_Data segment:_
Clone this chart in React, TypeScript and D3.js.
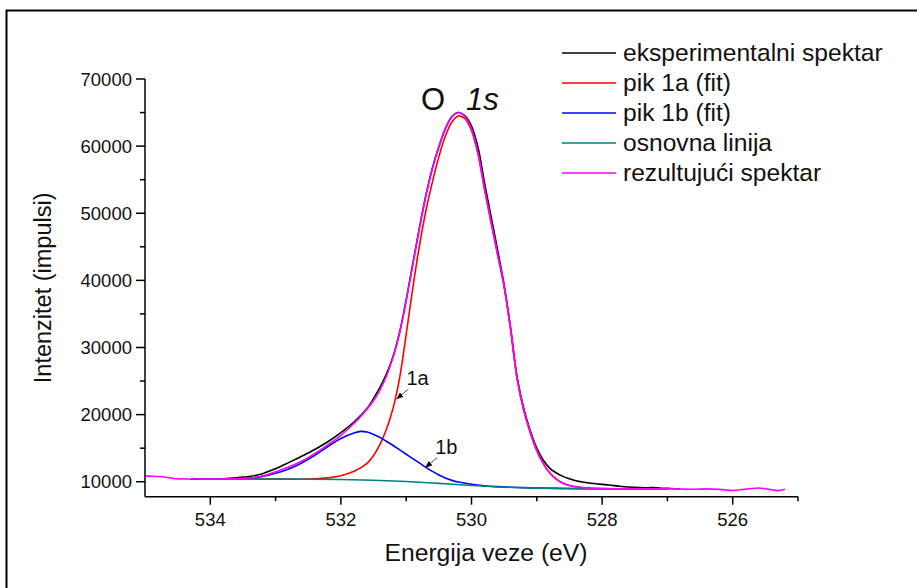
import React from "react";
import * as d3 from "d3";

// ---------- data ----------
const xTicksMajor = [534, 532, 530, 528, 526];
const xTicksMinor = [533, 531, 529, 527, 525];
const yTicksMajor = [10000, 20000, 30000, 40000, 50000, 60000, 70000];
const yTicksMinor = [15000, 25000, 35000, 45000, 55000, 65000];

const seriesNames = [
  "eksperimentalni spektar",
  "pik 1a (fit)",
  "pik 1b (fit)",
  "osnovna linija",
  "rezultujući spektar",
];
const seriesColors = ["#000000", "#ff0000", "#0000ff", "#008080", "#ff00ff"];

// experimental spectrum (black)
const expE = [534.3, 534.1, 533.9, 533.7, 533.5, 533.4, 533.2, 533.0, 532.8, 532.6, 532.4, 532.2, 532.0, 531.8, 531.6,
  531.5, 531.4, 531.3, 531.2, 531.1, 531.0, 530.9, 530.8, 530.7, 530.6, 530.5, 530.4, 530.3, 530.2, 530.1, 530.0,
  529.9, 529.8, 529.7, 529.6, 529.5, 529.4, 529.3, 529.2, 529.1, 529.0, 528.9, 528.8, 528.7, 528.6, 528.5, 528.4, 528.3,
  528.2, 528.0, 527.9, 527.7, 527.5, 527.3, 527.2, 527.1, 526.95, 526.8];
const expI = [10400, 10430, 10420, 10520, 10680, 10780, 11200, 11950, 12850, 13800, 14800, 15950, 17300, 18900, 20900,
  22400, 24100, 26100, 28700, 32300, 37100, 42400, 47700, 52600, 56700, 59900, 62600, 64400, 65000, 64500, 63000,
  59800, 54500, 49500, 44500, 39300, 32800, 25500, 20900, 17600, 15000, 13200, 12000, 11300, 10800, 10450, 10150, 9950,
  9800, 9600, 9520, 9300, 9170, 9100, 9150, 9020, 9000, 8910];

// peak 1a fit (red)
const p1aE = [534.2, 533.5, 533.0, 532.6, 532.4, 532.2, 532.0, 531.8, 531.6, 531.5, 531.4, 531.3, 531.2, 531.1, 531.0,
  530.9, 530.8, 530.7, 530.6, 530.5, 530.4, 530.3, 530.2, 530.1, 530.0, 529.9, 529.8, 529.7, 529.6, 529.5, 529.4,
  529.3, 529.2, 529.1, 529.0, 528.9, 528.8, 528.7, 528.6, 528.5, 528.4, 528.2, 528.0, 527.5, 527.0];
const p1aI = [10420, 10400, 10390, 10380, 10420, 10580, 10900, 11550, 12750, 13900, 15600, 17900, 21000, 25500, 32000,
  38800, 45000, 50300, 54600, 58400, 61500, 63600, 64500, 64100, 62300, 58800, 53500, 48600, 43800, 39000, 32600,
  25200, 20600, 17300, 14600, 12700, 11300, 10400, 9800, 9450, 9250, 9050, 8980, 8955, 8950];

// peak 1b fit (blue)
const p1bE = [534.2, 533.8, 533.4, 533.2, 533.0, 532.8, 532.6, 532.4, 532.2, 532.0, 531.8, 531.7, 531.6, 531.5, 531.4,
  531.3, 531.2, 531.1, 531.0, 530.9, 530.8, 530.7, 530.6, 530.5, 530.4, 530.3, 530.2, 530.0, 529.8, 529.6, 529.4,
  529.0, 528.5, 528.0, 527.5, 527.0];
const p1bI = [10420, 10430, 10550, 10800, 11250, 11900, 12800, 13950, 15250, 16450, 17250, 17500, 17400, 17050, 16600,
  16000, 15400, 14750, 14100, 13450, 12800, 12150, 11550, 11000, 10550, 10200, 9950, 9620, 9400, 9270, 9180,
  9060, 8985, 8960, 8950, 8950];

// baseline (teal)
const baseE = [534.2, 534.0, 533.5, 533.0, 532.5, 532.0, 531.5, 531.0, 530.5, 530.0, 529.5, 529.0, 528.5, 528.0, 527.5, 527.0];
const baseI = [10420, 10410, 10400, 10390, 10370, 10330, 10220, 10030, 9750, 9450, 9200, 9050, 8980, 8960, 8950, 8950];

// resulting spectrum (magenta)
const sumE = [535.0, 534.9, 534.8, 534.7, 534.6, 534.5, 534.4, 534.3, 534.2, 534.1, 534.0,
  533.8, 533.6, 533.4, 533.2, 533.0, 532.8, 532.6, 532.4, 532.2, 532.0, 531.8,
  531.7, 531.6, 531.5, 531.4, 531.3, 531.2, 531.1, 531.0, 530.9, 530.8, 530.7, 530.6, 530.5, 530.4, 530.3, 530.2,
  530.1, 530.0, 529.9, 529.8, 529.7, 529.6, 529.5, 529.4, 529.3, 529.2, 529.1, 529.0, 528.9, 528.8, 528.7, 528.6,
  528.5, 528.4, 528.2, 528.0, 527.8, 527.6, 527.4, 527.2, 527.0, 526.8, 526.6, 526.4, 526.2, 526.0, 525.8, 525.6,
  525.5, 525.4, 525.3, 525.2];
const sumI = [10850, 10820, 10780, 10700, 10560, 10420, 10440, 10380, 10450, 10400, 10400,
  10420, 10460, 10560, 10850, 11500, 12200, 13050, 14200, 15500, 16900, 18700,
  19700, 20800, 22100, 23700, 25800, 28600, 32200, 37000, 42300, 47600, 52500, 56600, 59900, 62600, 64400, 65000,
  64400, 62500, 58900, 53600, 48700, 43900, 39100, 32700, 25300, 20700, 17350, 14650, 12700, 11250, 10350, 9780,
  9440, 9240, 9040, 8980, 8960, 8940, 8960, 8930, 8950, 8920, 8880, 8930, 8860, 8700, 8900, 9060,
  8950, 8800, 8680, 8870];

// annotations (arrow tip in data space)
const annoLabels = ["1a", "1b"];
const annoE = [531.15, 530.71];
const annoI = [22300, 12100];

// ---------- layout ----------
const W = 917;
const H = 588;
const FONT = "'Liberation Sans', Arial, Helvetica, sans-serif";

export default function App() {
  const x = d3.scaleLinear().domain([535, 525]).range([145, 798]);
  const y = d3.scaleLinear().domain([7770, 70000]).range([496.7, 79]);

  const line = d3
    .line<[number, number]>()
    .x((d) => x(d[0]))
    .y((d) => y(d[1]))
    .curve(d3.curveCatmullRom.alpha(0.5));

  const zip = (e: number[], v: number[]) => e.map((ev, i) => [ev, v[i]] as [number, number]);

  const drawOrder: { e: number[]; v: number[]; c: string }[] = [
    { e: expE, v: expI, c: seriesColors[0] },
    { e: p1aE, v: p1aI, c: seriesColors[1] },
    { e: p1bE, v: p1bI, c: seriesColors[2] },
    { e: baseE, v: baseI, c: seriesColors[3] },
    { e: sumE, v: sumI, c: seriesColors[4] },
  ];

  const x0 = x.range()[0];
  const x1 = x.range()[1];
  const yb = y.range()[0];
  const yt = y(70000);

  return (
    <svg
      width={W}
      height={H}
      style={{ position: "fixed", left: 0, top: 0, background: "#fff" }}
      fontFamily={FONT}
    >
      <defs>
        <marker id="arr" viewBox="0 0 10 10" refX="10" refY="5" markerWidth="7" markerHeight="7" orient="auto">
          <path d="M0,1 L10,5 L0,9 Z" fill="#000" />
        </marker>
      </defs>
      <rect x={6.5} y={10.5} width={1000} height={1000} fill="none" stroke="#000" strokeWidth={2} />

      {/* data lines */}
      {drawOrder.map((s, i) => (
        <path key={i} d={line(zip(s.e, s.v)) || ""} fill="none" stroke={s.c} strokeWidth={1.6} strokeLinejoin="round" />
      ))}

      {/* axes */}
      <g stroke="#000" strokeWidth={1.5} fill="none">
        <line x1={x0} y1={yb} x2={x1} y2={yb} />
        <line x1={x0} y1={yb} x2={x0} y2={yt} />
        {xTicksMajor.map((t) => (
          <line key={"xM" + t} x1={x(t)} x2={x(t)} y1={yb} y2={yb + 8} />
        ))}
        {xTicksMinor.map((t) => (
          <line key={"xm" + t} x1={x(t)} x2={x(t)} y1={yb} y2={yb + 4.5} />
        ))}
        {yTicksMajor.map((t) => (
          <line key={"yM" + t} x1={x0} x2={x0 - 9} y1={y(t)} y2={y(t)} />
        ))}
        {yTicksMinor.map((t) => (
          <line key={"ym" + t} x1={x0} x2={x0 - 5} y1={y(t)} y2={y(t)} />
        ))}
      </g>
      <g fontSize={18.5} fill="#111">
        {xTicksMajor.map((t) => (
          <text key={"xl" + t} x={x(t)} y={yb + 29} textAnchor="middle">
            {t}
          </text>
        ))}
        {yTicksMajor.map((t) => (
          <text key={"yl" + t} x={x0 - 13} y={y(t) + 6.5} textAnchor="end">
            {t}
          </text>
        ))}
      </g>

      {/* axis titles */}
      <text x={486} y={561} textAnchor="middle" fontSize={24.7} fill="#111">
        Energija veze (eV)
      </text>
      <text
        transform={`translate(51, ${(yb + yt) / 2}) rotate(-90)`}
        textAnchor="middle"
        fontSize={23.5}
        fill="#111"
      >
        Intenzitet (impulsi)
      </text>

      {/* peak title */}
      <text x={421} y={110} fontSize={31} fill="#111">
        O
        <tspan x={466} fontStyle="italic">1s</tspan>
      </text>

      {/* annotations */}
      {annoLabels.map((lab, i) => {
        const tx = x(annoE[i]);
        const ty = y(annoI[i]);
        return (
          <g key={lab}>
            <line x1={tx + 12} y1={ty - 10} x2={tx} y2={ty} stroke="#555" strokeWidth={1} markerEnd="url(#arr)" />
            <text x={tx + 10} y={ty - 14} fontSize={20} fill="#111">
              {lab}
            </text>
          </g>
        );
      })}

      {/* legend */}
      {seriesNames.map((n, i) => (
        <g key={n} transform={`translate(0, ${53 + i * 30})`}>
          <line x1={562} x2={616} y1={0} y2={0} stroke={seriesColors[i]} strokeWidth={1.6} />
          <text x={623} y={8} fontSize={24.6} fill="#111">
            {n}
          </text>
        </g>
      ))}
    </svg>
  );
}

_Job:_ Leave the pictures out and please restate exactly the lines running from the start of the material through the one with "const yTicksMinor = [15000, 25000, 35000, 45000, 55000, 65000];".

_Output for this task:_
Clone this chart in React, TypeScript and D3.js.
import React from "react";
import * as d3 from "d3";

// ---------- data ----------
const xTicksMajor = [534, 532, 530, 528, 526];
const xTicksMinor = [533, 531, 529, 527, 525];
const yTicksMajor = [10000, 20000, 30000, 40000, 50000, 60000, 70000];
const yTicksMinor = [15000, 25000, 35000, 45000, 55000, 65000];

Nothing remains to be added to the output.